WHAT NEEDS TO BE DONE:
Print only the lines from the top of the data through the line with "y_minor = [1500, 2500, 3500, 4500, 5500]", both included, skipping every picture.

PROVIDED MATERIAL:
* * *
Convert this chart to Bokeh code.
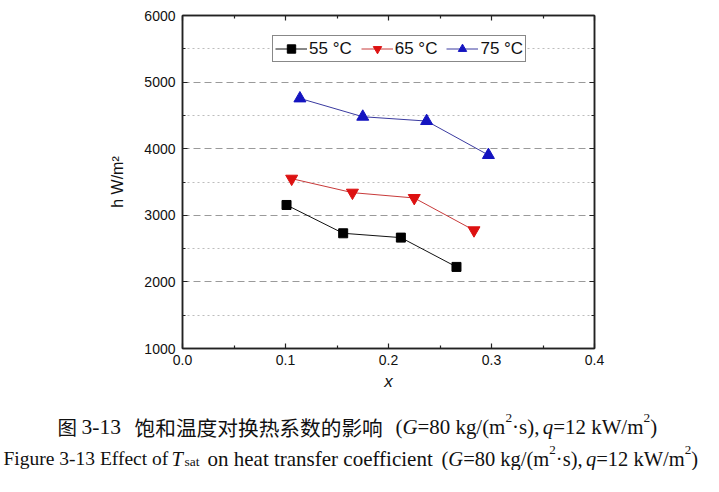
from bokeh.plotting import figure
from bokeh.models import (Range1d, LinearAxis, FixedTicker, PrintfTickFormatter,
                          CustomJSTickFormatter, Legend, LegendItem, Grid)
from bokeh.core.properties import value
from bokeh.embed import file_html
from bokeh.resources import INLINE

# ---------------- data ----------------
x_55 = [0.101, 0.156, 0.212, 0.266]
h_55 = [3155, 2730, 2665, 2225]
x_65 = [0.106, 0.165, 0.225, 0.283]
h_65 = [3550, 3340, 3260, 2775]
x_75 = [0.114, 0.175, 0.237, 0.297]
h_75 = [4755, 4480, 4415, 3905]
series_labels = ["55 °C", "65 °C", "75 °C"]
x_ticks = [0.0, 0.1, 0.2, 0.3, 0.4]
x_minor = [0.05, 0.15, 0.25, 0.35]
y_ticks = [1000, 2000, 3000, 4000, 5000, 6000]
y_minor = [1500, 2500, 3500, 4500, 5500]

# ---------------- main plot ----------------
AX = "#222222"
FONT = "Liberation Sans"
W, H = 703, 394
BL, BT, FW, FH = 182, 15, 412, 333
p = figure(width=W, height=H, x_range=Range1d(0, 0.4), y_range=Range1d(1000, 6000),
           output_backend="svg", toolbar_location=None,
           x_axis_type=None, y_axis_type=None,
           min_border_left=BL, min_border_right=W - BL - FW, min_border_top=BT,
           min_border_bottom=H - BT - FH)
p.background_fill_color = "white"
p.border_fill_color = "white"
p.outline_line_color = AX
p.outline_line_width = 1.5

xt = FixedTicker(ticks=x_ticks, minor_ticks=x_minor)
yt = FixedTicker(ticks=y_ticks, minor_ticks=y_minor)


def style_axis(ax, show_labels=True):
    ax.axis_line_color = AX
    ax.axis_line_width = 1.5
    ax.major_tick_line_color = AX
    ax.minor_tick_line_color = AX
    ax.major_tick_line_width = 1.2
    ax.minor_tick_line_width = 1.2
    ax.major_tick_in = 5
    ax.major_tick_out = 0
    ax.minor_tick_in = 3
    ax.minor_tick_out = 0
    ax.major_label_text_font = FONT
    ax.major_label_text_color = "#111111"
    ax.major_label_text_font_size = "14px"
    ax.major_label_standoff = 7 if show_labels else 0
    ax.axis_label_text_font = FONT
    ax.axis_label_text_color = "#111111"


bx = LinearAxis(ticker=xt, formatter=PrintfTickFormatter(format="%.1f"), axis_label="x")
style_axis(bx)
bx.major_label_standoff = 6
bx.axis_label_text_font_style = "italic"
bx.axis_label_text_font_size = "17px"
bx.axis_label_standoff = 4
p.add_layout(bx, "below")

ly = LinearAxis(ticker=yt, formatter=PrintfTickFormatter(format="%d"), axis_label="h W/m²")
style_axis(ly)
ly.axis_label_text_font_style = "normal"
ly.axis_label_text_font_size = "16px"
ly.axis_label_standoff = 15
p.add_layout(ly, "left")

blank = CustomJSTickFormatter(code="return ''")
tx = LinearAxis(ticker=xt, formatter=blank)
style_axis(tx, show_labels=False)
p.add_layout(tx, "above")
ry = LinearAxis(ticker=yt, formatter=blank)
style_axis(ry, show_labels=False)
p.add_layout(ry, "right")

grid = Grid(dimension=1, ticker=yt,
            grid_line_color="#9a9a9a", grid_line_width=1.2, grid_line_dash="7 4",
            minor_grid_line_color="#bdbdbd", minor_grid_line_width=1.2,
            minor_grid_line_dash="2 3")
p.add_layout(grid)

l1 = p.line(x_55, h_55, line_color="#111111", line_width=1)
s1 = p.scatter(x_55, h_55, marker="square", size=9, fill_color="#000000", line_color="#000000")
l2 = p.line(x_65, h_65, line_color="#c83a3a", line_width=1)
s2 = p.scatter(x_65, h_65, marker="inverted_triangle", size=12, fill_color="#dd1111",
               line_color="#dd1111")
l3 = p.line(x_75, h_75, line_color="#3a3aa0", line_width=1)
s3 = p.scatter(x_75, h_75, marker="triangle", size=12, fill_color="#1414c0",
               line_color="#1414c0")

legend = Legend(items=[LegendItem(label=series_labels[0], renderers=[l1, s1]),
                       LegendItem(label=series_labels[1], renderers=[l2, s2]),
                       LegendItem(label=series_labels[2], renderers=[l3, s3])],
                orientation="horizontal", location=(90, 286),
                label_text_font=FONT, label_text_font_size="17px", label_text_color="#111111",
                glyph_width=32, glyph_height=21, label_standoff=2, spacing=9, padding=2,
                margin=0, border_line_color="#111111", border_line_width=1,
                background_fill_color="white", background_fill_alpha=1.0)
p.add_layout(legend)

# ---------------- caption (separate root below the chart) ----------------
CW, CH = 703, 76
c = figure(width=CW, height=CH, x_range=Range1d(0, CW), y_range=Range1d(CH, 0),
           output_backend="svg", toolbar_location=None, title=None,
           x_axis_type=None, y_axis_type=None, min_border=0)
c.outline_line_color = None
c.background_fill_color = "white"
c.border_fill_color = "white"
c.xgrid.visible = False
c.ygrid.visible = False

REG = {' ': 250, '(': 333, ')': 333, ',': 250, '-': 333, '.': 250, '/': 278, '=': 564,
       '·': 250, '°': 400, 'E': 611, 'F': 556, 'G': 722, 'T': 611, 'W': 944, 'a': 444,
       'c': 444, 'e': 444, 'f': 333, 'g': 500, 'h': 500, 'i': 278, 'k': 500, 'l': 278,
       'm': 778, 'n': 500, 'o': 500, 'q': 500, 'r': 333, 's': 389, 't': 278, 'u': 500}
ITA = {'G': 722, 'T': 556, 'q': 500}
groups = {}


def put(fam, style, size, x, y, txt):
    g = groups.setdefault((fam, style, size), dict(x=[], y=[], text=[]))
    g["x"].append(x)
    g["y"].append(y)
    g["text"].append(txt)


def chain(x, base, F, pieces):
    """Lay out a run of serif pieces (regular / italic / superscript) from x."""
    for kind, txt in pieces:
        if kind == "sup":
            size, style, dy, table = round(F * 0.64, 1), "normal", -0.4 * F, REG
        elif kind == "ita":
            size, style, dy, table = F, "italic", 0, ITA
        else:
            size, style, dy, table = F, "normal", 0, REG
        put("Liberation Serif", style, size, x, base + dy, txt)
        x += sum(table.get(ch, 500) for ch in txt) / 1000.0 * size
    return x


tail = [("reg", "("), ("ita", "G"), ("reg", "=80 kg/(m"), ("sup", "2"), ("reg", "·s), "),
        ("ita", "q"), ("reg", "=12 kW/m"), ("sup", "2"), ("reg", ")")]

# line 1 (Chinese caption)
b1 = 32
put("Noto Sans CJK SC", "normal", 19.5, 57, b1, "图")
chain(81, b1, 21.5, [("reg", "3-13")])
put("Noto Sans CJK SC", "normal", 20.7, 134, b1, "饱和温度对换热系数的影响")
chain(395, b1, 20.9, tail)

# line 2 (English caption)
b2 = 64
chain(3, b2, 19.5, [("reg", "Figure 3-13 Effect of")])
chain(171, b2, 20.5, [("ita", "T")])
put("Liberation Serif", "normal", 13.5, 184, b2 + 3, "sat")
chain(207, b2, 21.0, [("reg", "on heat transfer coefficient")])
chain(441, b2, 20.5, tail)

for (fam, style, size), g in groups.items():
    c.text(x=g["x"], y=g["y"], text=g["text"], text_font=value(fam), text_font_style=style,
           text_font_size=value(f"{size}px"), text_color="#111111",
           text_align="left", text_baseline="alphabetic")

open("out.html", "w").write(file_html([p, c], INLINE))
* * *
FULL RESPONSE:
Convert this chart to Bokeh code.
from bokeh.plotting import figure
from bokeh.models import (Range1d, LinearAxis, FixedTicker, PrintfTickFormatter,
                          CustomJSTickFormatter, Legend, LegendItem, Grid)
from bokeh.core.properties import value
from bokeh.embed import file_html
from bokeh.resources import INLINE

# ---------------- data ----------------
x_55 = [0.101, 0.156, 0.212, 0.266]
h_55 = [3155, 2730, 2665, 2225]
x_65 = [0.106, 0.165, 0.225, 0.283]
h_65 = [3550, 3340, 3260, 2775]
x_75 = [0.114, 0.175, 0.237, 0.297]
h_75 = [4755, 4480, 4415, 3905]
series_labels = ["55 °C", "65 °C", "75 °C"]
x_ticks = [0.0, 0.1, 0.2, 0.3, 0.4]
x_minor = [0.05, 0.15, 0.25, 0.35]
y_ticks = [1000, 2000, 3000, 4000, 5000, 6000]
y_minor = [1500, 2500, 3500, 4500, 5500]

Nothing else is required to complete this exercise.